-- Problem to solve --
In the entries below, identify every line with the string "this" and copy it.

-- The records --
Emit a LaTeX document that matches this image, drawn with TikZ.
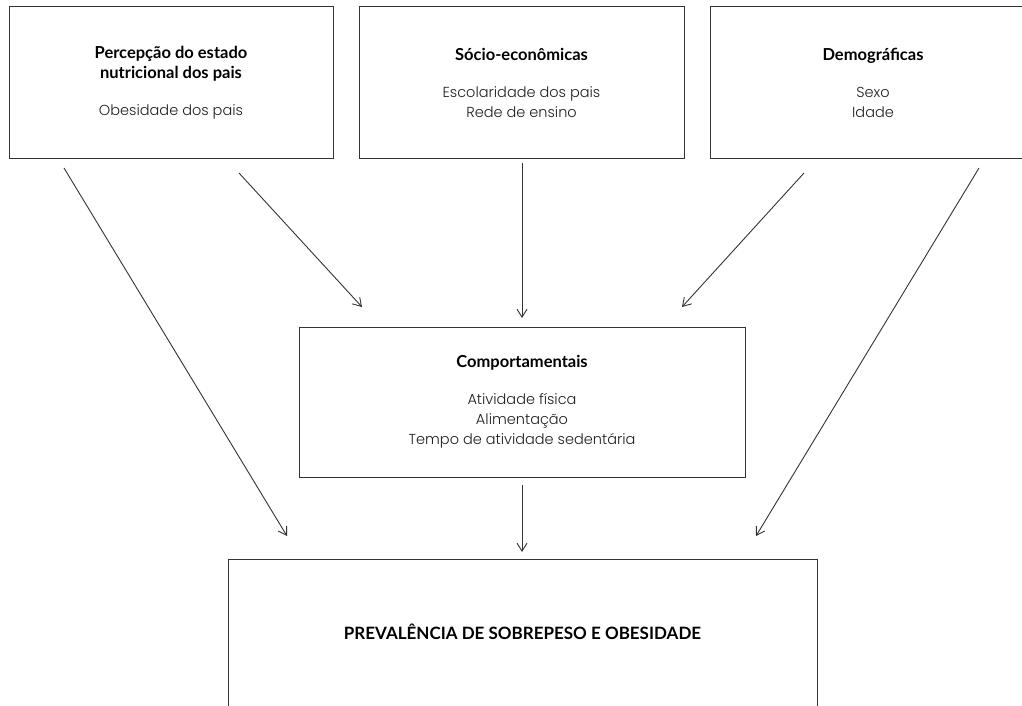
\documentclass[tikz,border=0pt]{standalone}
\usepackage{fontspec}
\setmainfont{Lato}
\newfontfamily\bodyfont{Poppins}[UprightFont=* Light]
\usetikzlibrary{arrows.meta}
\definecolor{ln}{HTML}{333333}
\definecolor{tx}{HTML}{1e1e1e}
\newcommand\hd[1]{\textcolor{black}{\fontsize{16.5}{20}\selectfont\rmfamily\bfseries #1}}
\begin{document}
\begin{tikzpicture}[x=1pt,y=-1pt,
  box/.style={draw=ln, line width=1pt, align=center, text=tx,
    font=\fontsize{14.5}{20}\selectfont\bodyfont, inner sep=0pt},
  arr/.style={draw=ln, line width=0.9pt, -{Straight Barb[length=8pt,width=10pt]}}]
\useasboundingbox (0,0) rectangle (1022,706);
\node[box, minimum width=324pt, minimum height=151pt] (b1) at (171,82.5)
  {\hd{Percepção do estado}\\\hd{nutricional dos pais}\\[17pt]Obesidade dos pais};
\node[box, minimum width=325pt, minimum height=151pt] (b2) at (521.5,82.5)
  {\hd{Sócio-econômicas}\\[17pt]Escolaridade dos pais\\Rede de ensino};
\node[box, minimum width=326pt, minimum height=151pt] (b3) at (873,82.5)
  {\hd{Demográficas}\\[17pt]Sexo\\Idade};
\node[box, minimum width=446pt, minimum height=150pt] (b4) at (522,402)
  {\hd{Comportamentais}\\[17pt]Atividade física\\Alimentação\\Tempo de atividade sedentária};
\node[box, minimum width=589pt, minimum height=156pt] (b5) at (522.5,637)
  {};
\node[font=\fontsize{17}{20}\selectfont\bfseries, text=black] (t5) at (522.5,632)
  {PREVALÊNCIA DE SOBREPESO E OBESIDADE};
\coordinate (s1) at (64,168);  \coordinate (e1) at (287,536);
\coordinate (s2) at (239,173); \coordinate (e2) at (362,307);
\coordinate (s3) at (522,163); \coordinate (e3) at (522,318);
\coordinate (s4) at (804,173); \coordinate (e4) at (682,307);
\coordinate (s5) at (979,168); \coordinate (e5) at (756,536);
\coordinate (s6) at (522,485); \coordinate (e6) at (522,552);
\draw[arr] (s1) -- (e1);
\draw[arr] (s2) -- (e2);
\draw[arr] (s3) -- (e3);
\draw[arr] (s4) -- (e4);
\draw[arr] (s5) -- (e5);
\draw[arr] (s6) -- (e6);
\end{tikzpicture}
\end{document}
...
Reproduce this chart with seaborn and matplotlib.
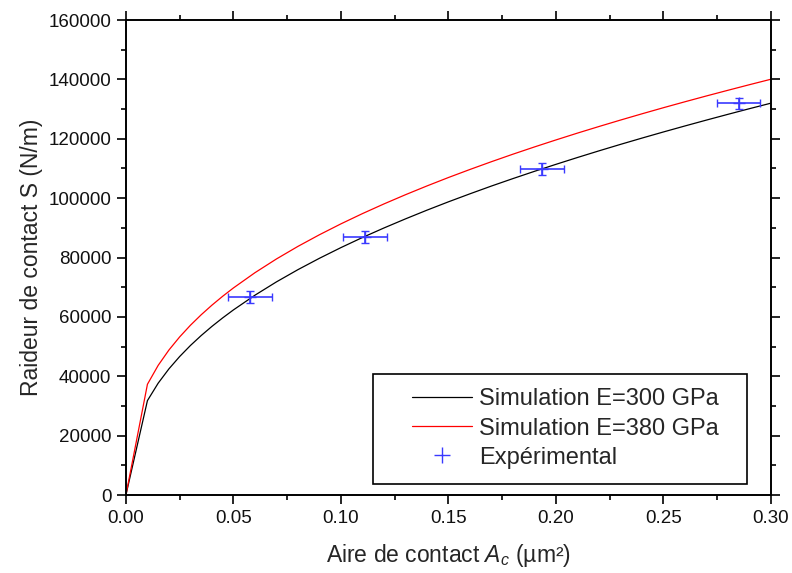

-- In response --
Emit a LaTeX document that matches this image, drawn with TikZ.
Reproduce this chart with seaborn and matplotlib.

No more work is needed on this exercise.